On Tue, Apr 12, 2005 at 10:32:59PM +0100, John M Collins wrote:
> I'll do that - trouble is round where I am they dish out Nvidia cards
> like confetti, I've got them in the machine I use most and another 2 and
> you have to do all that gyrating with running the script to FTP down and
> build the secret module before you can run X. This is a big disincentive
> when it comes to installing new kernels.
>
> I wish some kind soul would speak nicely to Nvidia and get them to see
> reason on the point but I suspect I'm not the first person to wish that.

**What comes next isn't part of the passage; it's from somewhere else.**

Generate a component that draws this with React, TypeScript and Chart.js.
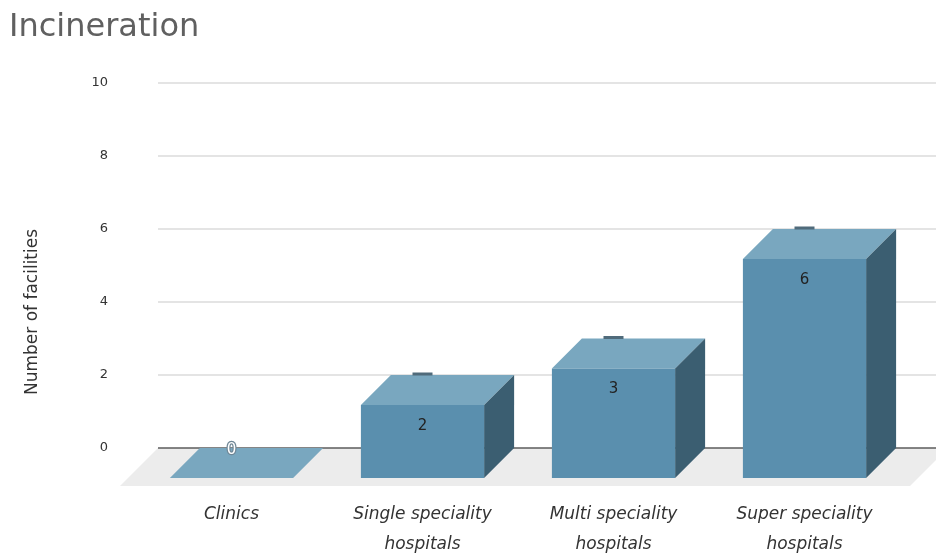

> (Or is there a sneaky way of patching the modules so they'll work in
> another kernel without tainting it?).
Well on my ssytem I can do something as simple as this in a script at
boot (before starting X) and it should nicely take care of it:
modprobe nvidia || m-a -t prepare nvidia && m-a -t build nvidia && m-a -t install nvidia && modprobe nvidia
Most likely I will have a working loaded nvidia driver at that point and
X will start successfully.
m-a is module-assistant which is used on debian to build a module
mathcing the running kernel (assuming it has access to either the source
of the running kernel or the headers of the running kernel) using the
sources from in this case nvidia-kernel-source package. I don't know if
anything other than debian has anything like this, but it makes dealing
with nvidia's binary drivers fairly tolerable.